Il rappelle que le Premier ministre polonais, Mateusz Morawiecki, a récemment entrepris une tentative désespérée d'interdire la construction du gazoduc en question, en appelant le secrétaire d'État américain Rex Tillerson à élargir les sanctions et à imposer des amandes aux sociétés européennes prenant part au projet.
Considérations géopolitiques
Or, souligne l'auteur de la publication, derrière les paroles de Morawiecki se cachent les intérêts économiques. Selon lui, les compagnies américaines engagées dans l'extraction du gaz de schiste veulent se faire une place sur le marché européen, et la Pologne «cherche à profiter de la situation».
L'année dernière, l'entreprise pétrolière et gazière publique de Pologne PGNiG avait été la première en Europe à signer un contrat de cinq ans pour des livraisons de gaz naturel liquéfié (GNL) en provenance des États-Unis. Depuis lors, 14 pétroliers transportant du GNL en provenance des États-Unis sont arrivés dans le port polonais de Swinoujscie, transportant 1,6 milliard de mètres cubes de gaz, est-il indiqué dans la publication.

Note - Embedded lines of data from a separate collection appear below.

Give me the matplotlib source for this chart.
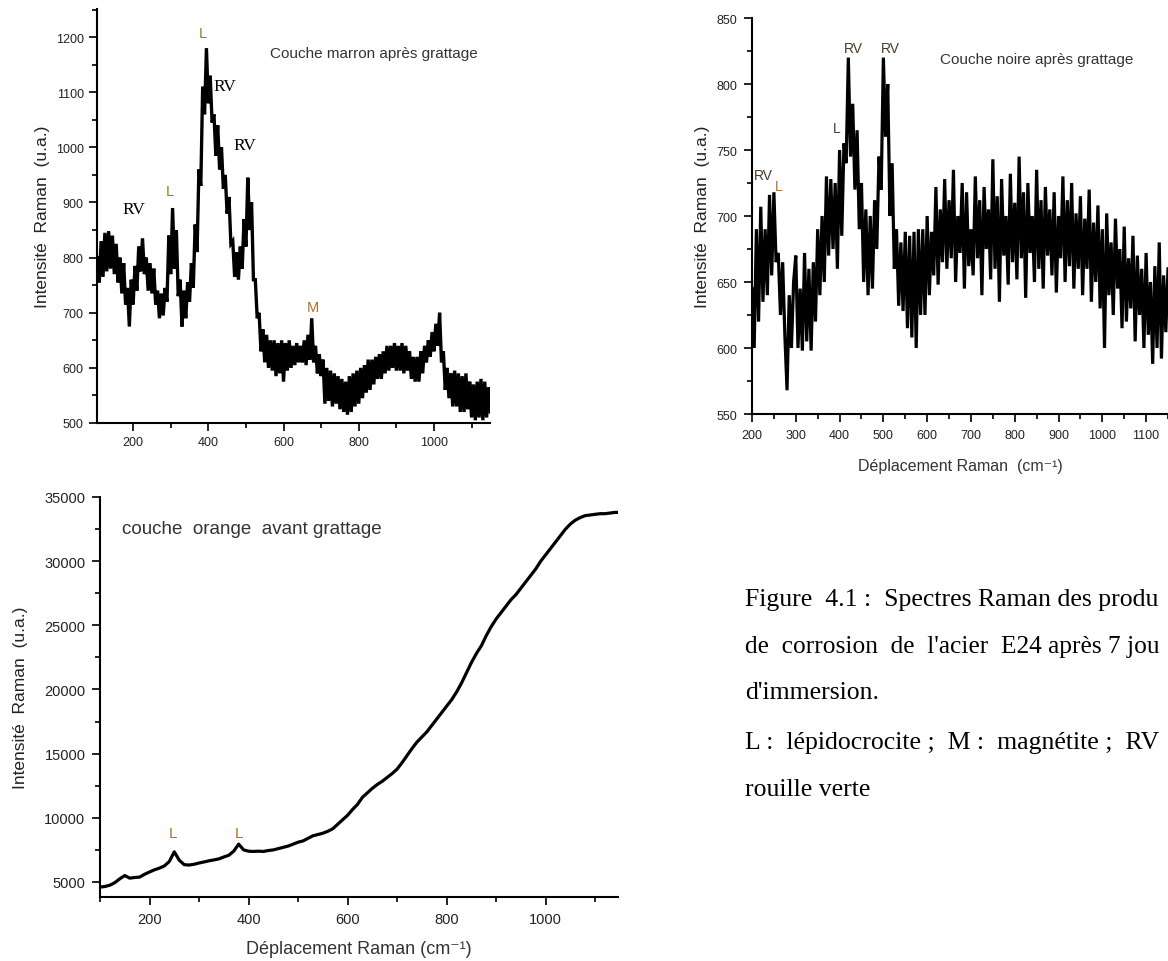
import numpy as np
import matplotlib
matplotlib.use("Agg")
import matplotlib.pyplot as plt
from matplotlib.ticker import MultipleLocator

plt.rcParams['font.family'] = ['Liberation Sans', 'DejaVu Sans']

# ---------------- data ----------------
# Panel A: Couche marron après grattage (x = 105..1150 step 5)
shift_a = np.arange(105, 1151, 5)
int_a = [
    800, 755, 830, 765, 845, 775, 848, 780, 840, 770,
    825, 755, 800, 735, 790, 715, 745, 675, 760, 715,
    785, 740, 820, 775, 835, 770, 800, 740, 790, 735,
    780, 715, 740, 690, 735, 695, 745, 720, 840, 770,
    890, 780, 850, 730, 760, 675, 740, 690, 755, 720,
    790, 745, 860, 810, 960, 930, 1110, 1060, 1180, 1080,
    1130, 1045, 1060, 985, 1040, 960, 1000, 925, 950, 880,
    910, 825, 830, 765, 810, 760, 820, 780, 870, 820,
    945, 850, 900, 760, 760, 690, 700, 630, 670, 610,
    660, 600, 650, 595, 650, 585, 645, 590, 650, 575,
    645, 595, 650, 600, 640, 605, 645, 610, 640, 610,
    650, 605, 660, 615, 690, 610, 640, 590, 625, 585,
    615, 535, 600, 540, 595, 530, 590, 535, 585, 525,
    580, 520, 575, 515, 585, 520, 590, 530, 595, 535,
    600, 545, 605, 555, 615, 560, 615, 570, 620, 580,
    625, 580, 630, 590, 640, 595, 640, 600, 645, 595,
    640, 595, 645, 590, 640, 595, 630, 580, 620, 575,
    620, 575, 630, 590, 640, 610, 650, 620, 665, 630,
    680, 640, 700, 610, 630, 560, 600, 545, 590, 530,
    595, 530, 590, 520, 585, 520, 590, 525, 575, 510,
    570, 505, 575, 510, 580, 505, 575, 510, 565, 520,
]

# Panel B: Couche noire après grattage (x = 200..1150 step 5)
shift_b = np.arange(200, 1151, 5)
int_b = [
    645, 600, 690, 620, 707, 635, 690, 640, 716, 655,
    718, 665, 672, 625, 665, 610, 568, 640, 600, 650,
    670, 600, 645, 598, 672, 605, 660, 598, 665, 620,
    690, 640, 700, 650, 730, 670, 728, 675, 725, 660,
    750, 685, 755, 740, 820, 745, 785, 720, 765, 690,
    725, 650, 705, 640, 700, 645, 712, 675, 745, 720,
    820, 760, 800, 700, 740, 660, 690, 632, 680, 628,
    688, 615, 685, 608, 688, 600, 690, 625, 690, 625,
    700, 640, 688, 655, 722, 648, 705, 665, 728, 660,
    712, 668, 735, 650, 700, 672, 725, 645, 718, 662,
    690, 655, 730, 668, 712, 640, 722, 675, 705, 652,
    743, 660, 715, 635, 728, 670, 700, 648, 732, 665,
    710, 652, 745, 668, 718, 638, 725, 672, 700, 650,
    735, 660, 712, 645, 722, 670, 705, 655, 718, 642,
    700, 668, 730, 650, 712, 662, 725, 645, 702, 660,
    715, 640, 698, 660, 720, 635, 695, 650, 708, 630,
    690, 600, 702, 640, 680, 625, 698, 645, 675, 615,
    692, 620, 668, 630, 685, 605, 670, 625, 660, 600,
    672, 610, 650, 588, 662, 600, 680, 592, 655, 612,
    660,
]

# Panel C: couche orange avant grattage (x = 100..1150 step 10)
shift_c = np.arange(100, 1151, 10)
int_c = [
    4600, 4650, 4750, 4950, 5250, 5500, 5300, 5350, 5380, 5600,
    5780, 5950, 6080, 6250, 6600, 7350, 6700, 6350, 6320, 6380,
    6480, 6560, 6650, 6720, 6800, 6950, 7080, 7400, 7950, 7500,
    7400, 7380, 7400, 7380, 7450, 7500, 7600, 7700, 7800, 7950,
    8100, 8200, 8400, 8600, 8700, 8800, 8950, 9150, 9500, 9850,
    10200, 10650, 11050, 11600, 11950, 12300, 12600, 12850, 13150, 13450,
    13800, 14300, 14850, 15400, 15900, 16300, 16700, 17200, 17700, 18200,
    18700, 19200, 19800, 20500, 21300, 22100, 22800, 23400, 24200, 24900,
    25500, 26000, 26500, 27000, 27400, 27900, 28400, 28900, 29400, 30000,
    30500, 31000, 31500, 32000, 32500, 32900, 33200, 33400, 33550, 33600,
    33650, 33700, 33700, 33750, 33800, 33800,
]

# annotations: (text, x, y)
labels_a_orig = [("L", 386, 1207), ("L", 298, 920), ("M", 679, 710)]
labels_a_rv = [("RV", 445, 1111), ("RV", 498, 1004), ("RV", 203, 888)]
labels_b = [("RV", 431, 827), ("RV", 517, 827), ("L", 394, 767), ("RV", 227, 731)]
labels_b_sub = [("L", 262, 723)]
labels_c = [("L", 247, 8830), ("L", 381, 8830)]

# caption as visible in the reference (the page is cut at the right edge)
caption = [
    "Figure  4.1 :  Spectres Raman des produ",
    "de  corrosion  de  l'acier  E24 après 7 jou",
    "d'immersion.",
    "L :  lépidocrocite ;  M :  magnétite ;  RV",
    "rouille verte",
]

# ---------------- figure ----------------
W, H = 1168, 962
fig = plt.figure(figsize=(W / 100, H / 100), dpi=100)


def ax_px(x0, y0, x1, y1):
    return fig.add_axes([x0 / W, 1 - y1 / H, (x1 - x0) / W, (y1 - y0) / H])


def style(ax, tsize, pad):
    for s in ("top", "right"):
        ax.spines[s].set_visible(False)
    for s in ("left", "bottom"):
        ax.spines[s].set_linewidth(1.5)
    ax.tick_params(which="major", direction="out", length=5.5, width=1.3,
                   labelsize=tsize, pad=pad, colors="#111111", labelcolor="#222222")
    ax.tick_params(which="minor", direction="out", length=3.5, width=1.3, colors="#111111")


lab_col = "#b0702a"

# Panel A
axA = ax_px(97, 10, 490, 424)
axA.plot(shift_a, int_a, color="black", lw=2.4, solid_joinstyle="miter")
axA.set_xlim(104, 1149)
axA.set_ylim(500, 1251)
axA.xaxis.set_major_locator(MultipleLocator(200))
axA.xaxis.set_minor_locator(MultipleLocator(100))
axA.yaxis.set_major_locator(MultipleLocator(100))
axA.yaxis.set_minor_locator(MultipleLocator(50))
style(axA, 9, 4)
axA.set_ylabel("Intensité  Raman  (u.a.)", fontsize=12.5, color="#222222", va="center")
axA.yaxis.set_label_coords((43 - 97) / 393, 0.5)
axA.text(564, 1171, "Couche marron après grattage", fontsize=11, color="#333333",
         ha="left", va="center")
for t, x, y in labels_a_orig:
    axA.text(x, y, t, fontsize=10.5, color=lab_col, ha="center", va="center")
for t, x, y in labels_a_rv:
    axA.text(x, y, t, fontsize=12.5, color="black", ha="center", va="center",
             family="Liberation Serif")

# Panel B
axB = ax_px(752, 19, 1168, 415)
axB.plot(shift_b, int_b, color="black", lw=2.3, solid_joinstyle="miter")
axB.set_xlim(200, 1150)
axB.set_ylim(550, 850)
axB.xaxis.set_major_locator(MultipleLocator(100))
axB.xaxis.set_minor_locator(MultipleLocator(50))
axB.yaxis.set_major_locator(MultipleLocator(50))
axB.yaxis.set_minor_locator(MultipleLocator(25))
style(axB, 9, 5)
axB.set_ylabel("Intensité  Raman  (u.a.)", fontsize=12.5, color="#222222", va="center")
axB.yaxis.set_label_coords((702 - 752) / 416, 0.5)
axB.set_xlabel("Déplacement Raman  (cm⁻¹)", fontsize=11.5, color="#333333", va="center")
axB.xaxis.set_label_coords(0.5, -(467 - 415) / 396)
axB.text(629, 819, "Couche noire après grattage", fontsize=11, color="#333333",
         ha="left", va="center")
for t, x, y in labels_b:
    axB.text(x, y, t, fontsize=10, color="#4a3a2a", ha="center", va="center")
for t, x, y in labels_b_sub:
    axB.text(x, y, t, fontsize=10, color=lab_col, ha="center", va="center")

# Panel C
axC = ax_px(100, 498, 618, 898)
axC.plot(shift_c, int_c, color="black", lw=2.3)
axC.set_xlim(100, 1146)
axC.set_ylim(3830, 35000)
axC.xaxis.set_major_locator(MultipleLocator(200))
axC.xaxis.set_minor_locator(MultipleLocator(100))
axC.yaxis.set_major_locator(MultipleLocator(5000))
axC.yaxis.set_minor_locator(MultipleLocator(2500))
style(axC, 10.5, 5)
axC.set_ylabel("Intensité  Raman  (u.a.)", fontsize=12.5, color="#222222", va="center")
axC.yaxis.set_label_coords((20 - 100) / 518, 0.5)
axC.set_xlabel("Déplacement Raman (cm⁻¹)", fontsize=13, color="#333333", va="center")
axC.xaxis.set_label_coords(0.5, -(950 - 898) / 400)
axC.text(144, 32580, "couche  orange  avant grattage", fontsize=13.5, color="#333333",
         ha="left", va="center")
for t, x, y in labels_c:
    axC.text(x, y, t, fontsize=11, color=lab_col, ha="center", va="center")

# Caption (shrink a line slightly if it would run past the right edge)
fig.canvas.draw()
renderer = fig.canvas.get_renderer()
for line, yp in zip(caption, [600, 647, 693, 743, 790]):
    size = 18.5
    t = fig.text(745 / W, 1 - yp / H, line, fontsize=size, family="Liberation Serif",
                 color="black", ha="left", va="center")
    while t.get_window_extent(renderer).x1 > W - 3 and size > 12:
        size -= 0.25
        t.set_fontsize(size)

fig.savefig("out.png", dpi=100)
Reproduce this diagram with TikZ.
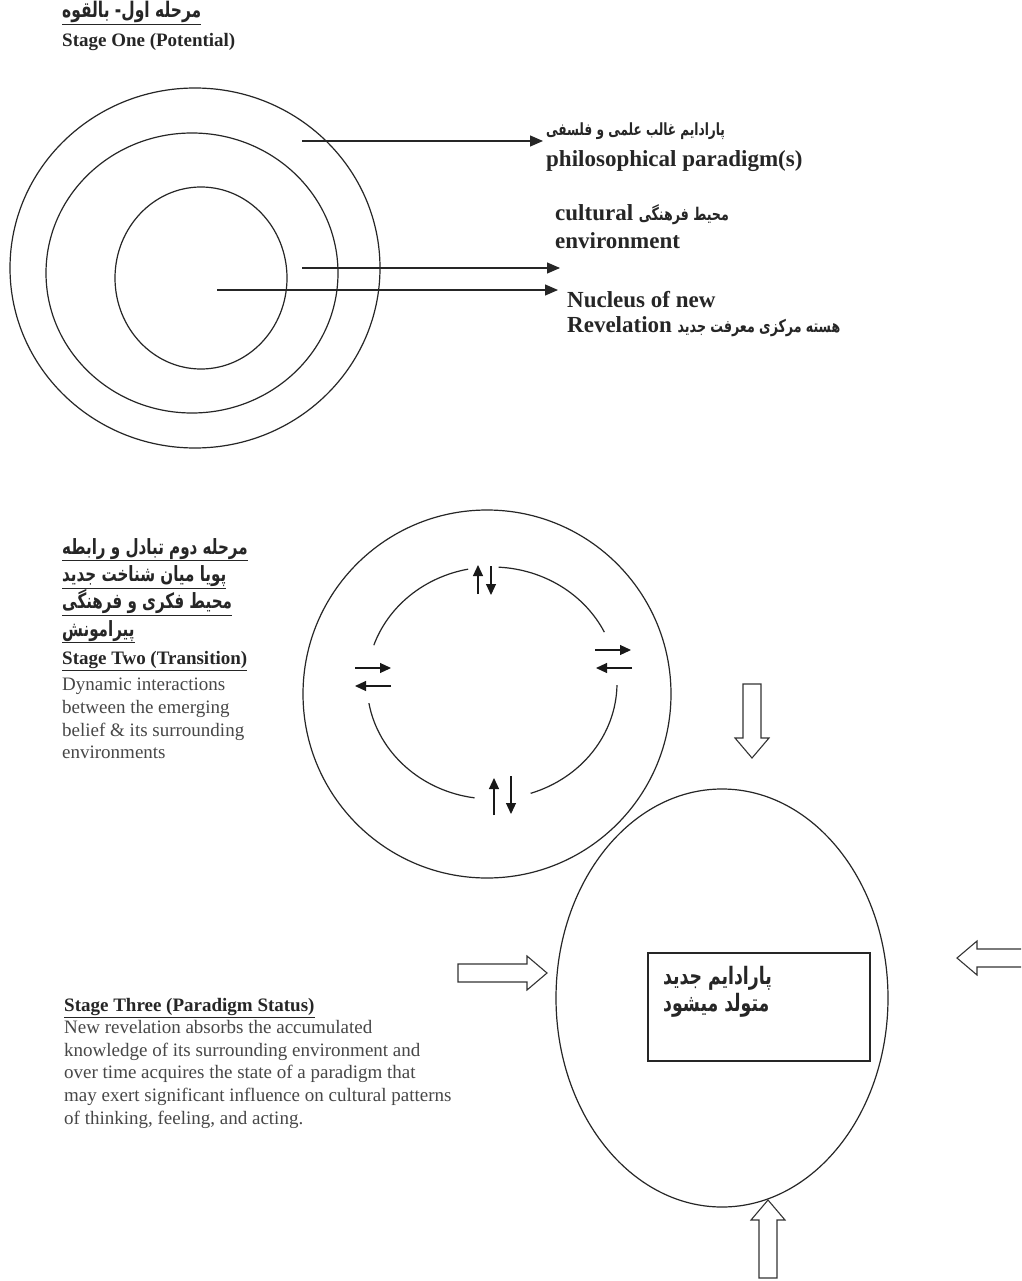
\documentclass[tikz,border=0pt]{standalone}
\usepackage{fontspec}
\setmainfont{Liberation Serif}
\newfontfamily\fa[Script=Arabic, FakeStretch=0.72]{DejaVu Sans}
\TeXXeTstate=1
\usetikzlibrary{arrows.meta,shapes.geometric}
\newcommand{\farsi}[2][17.5]{{\fontsize{#1}{#1}\selectfont\fa\bfseries\beginR #2\endR}}
\tikzset{
  ln/.style={line width=1.2pt, draw=black!85},
  arr/.style={ln, -{Triangle[length=13pt,width=11pt]}},
  sarr/.style={line width=1.1pt, draw=black!90, -{Triangle[length=11pt,width=10pt]}},
  hol/.style={line width=1.1pt, draw=black!80, fill=white},
  lab/.style={font=\fontsize{23}{26}\selectfont\bfseries, text=black!85, anchor=west, inner sep=0},
  headtxt/.style={font=\fontsize{19}{22.7}\selectfont\bfseries, text=black!85, anchor=west, inner sep=0},
  bodytxt/.style={font=\fontsize{19}{22.7}\selectfont, text=black!72, anchor=north west, inner sep=0, align=left},
  fablock/.style={anchor=north west, inner sep=0, align=left, text=black!85},
  hollowarrow/.pic={\draw[hol] (0,0) -- (-20,-17) -- (-20,-9) -- (-#1,-9) -- (-#1,9) -- (-20,9) -- (-20,17) -- cycle;}
}
\begin{document}
\begin{tikzpicture}[x=1pt,y=-1pt]
\useasboundingbox (0,0) rectangle (1021,1281);
\clip (0,0) rectangle (1021,1281);
\fill[white] (0,0) rectangle (1021,1281);

% ---------- Stage one ----------
\node[fablock, anchor=west] (t1fa) at (62,13) {\underline{\farsi[21.5]{مرحله اول- بالقوه}}};
\node[headtxt] (t1) at (62,42) {Stage One (Potential)};

\draw[ln] (195,268) ellipse [x radius=185, y radius=180];
\draw[ln] (192,273) ellipse [x radius=146, y radius=140];
\draw[ln] (201,278) ellipse [x radius=86, y radius=91];

\coordinate (a1s) at (302,141); \coordinate (a1e) at (543,141);
\coordinate (a2s) at (302,268); \coordinate (a2e) at (560,268);
\coordinate (a3s) at (217,290); \coordinate (a3e) at (558,290);
\draw[arr] (a1s) -- (a1e);
\draw[arr] (a2s) -- (a2e);
\draw[arr] (a3s) -- (a3e);

\node[lab] (l1) at (546,131) {\farsi[16.8]{پارادایم غالب علمی و فلسفی}};
\node[lab] (l2) at (546,161) {philosophical paradigm(s)};
\node[lab] (l3) at (555,215) {cultural \farsi{محیط فرهنگی}};
\node[lab] (l4) at (555,241) {environment};
\node[lab] (l5) at (567,300) {Nucleus of new};
\node[lab] (l6) at (567,327) {Revelation \farsi{هسته مرکزی معرفت جدید}};

% ---------- Stage two ----------
\draw[ln] (487,694) ellipse [x radius=184, y radius=184];
\coordinate (rc) at (492,683);
\draw[ln] (rc) ++(199:125 and 116) arc[start angle=199, end angle=259, x radius=125, y radius=116];
\draw[ln] (rc) ++(273:125 and 116) arc[start angle=273, end angle=334, x radius=125, y radius=116];
\draw[ln] (rc) ++(1:125 and 116) arc[start angle=1, end angle=72, x radius=125, y radius=116];
\draw[ln] (rc) ++(98:125 and 116) arc[start angle=98, end angle=170, x radius=125, y radius=116];

\draw[sarr] (478,594) -- (478,565);
\draw[sarr] (491,566) -- (491,595);
\draw[sarr] (355,668) -- (391,668);
\draw[sarr] (391,686) -- (355,686);
\draw[sarr] (595,650) -- (631,650);
\draw[sarr] (632,668) -- (596,668);
\draw[sarr] (494,815) -- (494,778);
\draw[sarr] (511,776) -- (511,814);

\node[fablock, font=\fontsize{21}{27.3}\selectfont] (h2fa) at (62,538) {%
\underline{\farsi[21]{مرحله دوم  تبادل و رابطه}}\\
\underline{\farsi[21]{پویا میان شناخت جدید}}\\
\underline{\farsi[21]{محیط فکری و فرهنگی}}\\
\underline{\farsi[21]{پیرامونش}}};
\node[headtxt] (h2) at (62,661) {\underline{Stage Two (Transition)}};
\node[bodytxt] (b2) at (62,678) {Dynamic interactions\\between the emerging\\belief \& its surrounding\\environments};

% ---------- Stage three ----------
\node[draw, ellipse, ln, minimum width=332, minimum height=418, inner sep=0] (c3) at (722,998) {};
\node[draw, ln, minimum width=222, minimum height=108, inner sep=0] (box) at (759,1007) {};
\node[fablock, font=\fontsize{24}{27}\selectfont] (boxt) at (663,966) {\farsi[24]{پارادایم جدید}\\\farsi[24]{متولد میشود}};

\pic[rotate=-90] at (752,758) {hollowarrow=74};
\pic at (547,973) {hollowarrow=89};
\pic[rotate=180] at (957,958) {hollowarrow=80};
\pic[rotate=90] at (768,1200) {hollowarrow=78};

\node[headtxt] (h3) at (64,1008) {\underline{Stage Three (Paradigm Status)}};
\node[bodytxt] (b3) at (64,1020) {New revelation absorbs the accumulated\\knowledge of its surrounding environment and\\over time acquires the state of a paradigm that\\may exert significant influence on cultural patterns\\of thinking, feeling, and acting.};
\end{tikzpicture}
\end{document}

La consommation annuelle de gaz naturel de la Pologne est de 15 milliards de mètres cubes, dont les deux tiers proviennent de Russie.
Ambitions audacieuses
Cependant, les ambitions de Varsovie ne se limitent pas au simple fait de remplacer le gaz russe par un gaz provenant des États-Unis ou d'ailleurs. La Pologne voudrait devenir une plaque tournante gazière de premier plan pour l'Europe de l'Est et l'Europe centrale. «Le calcul est le suivant: le GNL américain et qatari afflue vers le terminal de Swinoujscie, dont la capacité sera portée à 7,5 milliards de mètres cubes», écrit l'auteur de la publication.
Les experts ont cependant des doutes sur la faisabilité de ces projets, rappelle Naoumov. La décision d'étendre le terminal de Swinoujscie, motivée politiquement, est trop coûteuse pour que la Pologne la finance seule, écrit-il se basant sur l'avis de la spécialiste Lioudmila Studenikina, de l'Université d'État du pétrole et du gaz.
«Mais ce qui irrite particulièrement la Pologne, c'est le gazoduc Nord Stream 2. Celui-ci prive la Pologne des profits du pays de transit et remet en question la viabilité économique de la vision de Varsovie de diversifier l'approvisionnement en gaz naturel de l'Europe. En plus, il ne faut pas oublier que le gaz acheminé par les gazoducs est moins chers que le GNL. Comme l'affirment les experts américains, les Polonais devront débourser environ un milliard d'euros de plus pour le gaz américain par rapport aux volumes similaires fournis par le russe Gazprom», écrit-il.
Or, les pays européens, sachant où sont leurs intérêts, ne réfléchiront pas à deux fois pour opter pour le gaz russe, dès que le Nord Stream 2 sera mis en service. Ce qui stoppera net les ambitions de la Pologne de se lancer sur le marché européen du gaz, conclut-il.